Mel: "...and starting tonight for the Tigers, a rookie, just up with the club, Randy Nosek. What do we know about Nosek, Brooks?"
Brooks: (a pause) "I don't know. I was watching him warm up, and I haven't seen a strike yet."
Mel: (taken a bit off-guard) "Well, ah...the reports here mention he's a slider type of pitcher..."
Brooks: (still incredulous) "We're gonna cream this guy."
What followed was some truly discombobulated pitching. What few pitches did get over came in wrapped and ready for air mail. Guys like Craig Worthington were bashing the heck out of him. Good game, though. :)
Noseks Numbers:
1989 0-2 13.50 ERA 5.1 IP 10 BB 4 K
1990 0-1 7.71 ERA 7.0 IP 9 BB 3 K
lol
Bergen played in over 900 games (over 11 seasons), had over 3,000 ABs and amassed an incredible .170/.194/.201 line with 2 HRs, no more than 36 RBIs in any season, and a career OPS+ of 21 (he topped 40 in OPS+ just once, at 41)

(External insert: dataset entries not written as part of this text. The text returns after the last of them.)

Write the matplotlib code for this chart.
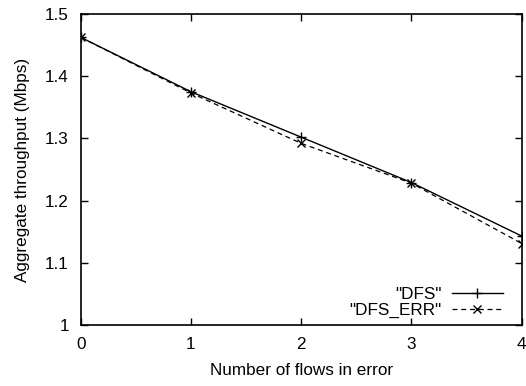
import matplotlib
matplotlib.use("Agg")
import matplotlib.pyplot as plt

plt.rcParams['font.family'] = ['Liberation Sans', 'DejaVu Sans']

flows = [0, 1, 2, 3, 4]
dfs = [1.4625, 1.375, 1.302, 1.229, 1.143]
dfs_err = [1.4625, 1.373, 1.292, 1.228, 1.131]

x_ticks = [0, 1, 2, 3, 4]
y_ticks = [1.0, 1.1, 1.2, 1.3, 1.4, 1.5]
y_tick_labels = ["1", "1.1", "1.2", "1.3", "1.4", "1.5"]

FS = 12.3

fig = plt.figure(figsize=(5.26, 3.86), dpi=100)
ax = fig.add_axes([80.7 / 526, 1 - 325 / 386, (521.7 - 80.7) / 526, (325 - 14) / 386])

ax.plot(flows, dfs, color='black', lw=1.0, marker='+', ms=7, mew=1.0,
        label='"DFS"')
ax.plot(flows, dfs_err, color='black', lw=0.9, ls=(0, (4, 3)), marker='x',
        ms=6, mew=1.0, label='"DFS_ERR"')

ax.set_xlim(0, 4)
ax.set_ylim(1.0, 1.5)
ax.set_xticks(x_ticks)
ax.set_xticklabels([str(t) for t in x_ticks])
ax.set_yticks(y_ticks)
ax.set_yticklabels(y_tick_labels)

ax.tick_params(direction='in', length=5, width=1, top=True, right=True,
               labelsize=FS, pad=8.5, colors='black')
for s in ax.spines.values():
    s.set_linewidth(1.2)

ax.set_xlabel('Number of flows in error', fontsize=FS, labelpad=8)
ax.set_ylabel('Aggregate throughput (Mbps)', fontsize=FS, labelpad=11)

ax.legend(loc='lower right', bbox_to_anchor=(0.973, 0.0), frameon=False,
          markerfirst=False, fontsize=FS, handlelength=3.0,
          handletextpad=0.57, labelspacing=0.05, borderaxespad=0.0)

fig.savefig('out.png', dpi=100)
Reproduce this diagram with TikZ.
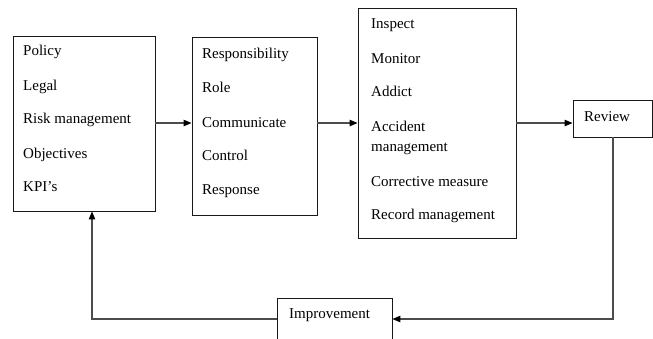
\documentclass[tikz,border=0pt]{standalone}
\usepackage{fontspec}
\setmainfont{Liberation Serif}
\usetikzlibrary{arrows.meta}
\begin{document}
\begin{tikzpicture}[x=1pt,y=-1pt,
  boxnode/.style={draw=black!90,line width=0.9pt,minimum width=#1,inner sep=0pt},
  item/.style={anchor=base west,inner sep=0pt,font=\fontsize{15}{20}\selectfont,text=black},
  conn/.style={draw=black!70,line width=1.1pt},
  arrowc/.style={conn,-{Triangle[length=8pt,width=6.5pt,color=black]}}]
\clip (0,0) rectangle (653,338);
\fill[white] (0,0) rectangle (653,338);
% boxes
\node[boxnode=142pt,minimum height=175pt] (b1) at (84,123.5) {};
\node[boxnode=125pt,minimum height=178pt] (b2) at (254.5,126) {};
\node[boxnode=158pt,minimum height=230pt] (b3) at (437,123) {};
\node[boxnode=79pt,minimum height=37pt] (rev) at (612.5,118.5) {};
\node[boxnode=115pt,minimum height=52pt] (imp) at (334.5,324) {};
% texts box 1
\node[item] (t11) at (23,55) {Policy};
\node[item] (t12) at (23,90) {Legal};
\node[item] (t13) at (23,123) {Risk management};
\node[item] (t14) at (23,158) {Objectives};
\node[item] (t15) at (23,191) {KPI's};
% texts box 2
\node[item] (t21) at (202,58) {Responsibility};
\node[item] (t22) at (202,92) {Role};
\node[item] (t23) at (202,127) {Communicate};
\node[item] (t24) at (202,160) {Control};
\node[item] (t25) at (202,194) {Response};
% texts box 3
\node[item] (t31) at (371,28) {Inspect};
\node[item] (t32) at (371,63) {Monitor};
\node[item] (t33) at (371,96) {Addict};
\node[item] (t34) at (371,131) {Accident};
\node[item] (t35) at (371,151) {management};
\node[item] (t36) at (371,186) {Corrective measure};
\node[item] (t37) at (371,219) {Record management};
% review / improvement
\node[item] (trev) at (584,121) {Review};
\node[item] (timp) at (289,318) {Improvement};
% connectors
\coordinate (row) at (0,123);
\coordinate (low) at (0,319);
\coordinate (upx) at (92,0);
\coordinate (rvx) at (613,0);
\draw[arrowc] (b1.east |- row) -- (b2.west |- row);
\draw[arrowc] (b2.east |- row) -- (b3.west |- row);
\draw[arrowc] (b3.east |- row) -- (rev.west |- row);
\draw[arrowc] (rev.south -| rvx) -- (rvx |- low) -- (imp.east |- low);
\draw[arrowc] (imp.west |- low) -- (upx |- low) -- (upx |- b1.south);
\end{tikzpicture}
\end{document}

there is no way he isn't the answer to this question
John Gochnaur SS deserves some honorable mention here. In 1903 he made lol, 98 Errors in 134 games for a fielding % of .869. He carried a horrible stick as well batting .185 in 438 AB. Whats sad he was along side of Nap Lojoie. Can you imagine how bent Nap was every time he f'd up?
That was only one season. Bergen did it for much longer!
Plus, that seems like an astonishing number to us now but errors were much more common back then. His .869 fielding percentage was in a season where the average was .913, and his only other season wasn't bad at all (well, yes, it was, because his bat sucked, but I mean from a fielding percentage standpoint).
If we keep going on like this, we can eventually have an all-dud team. :)
Alll too many of the players who have been mentioned in this thread are guys who had top-flight defensive skills. A player like that isn't useless, as long as you keep him in a limited role--late inning defensive replacement, mostly.
Modern era is Pavano based on pay. And to think he got another good contract out of it. For shame.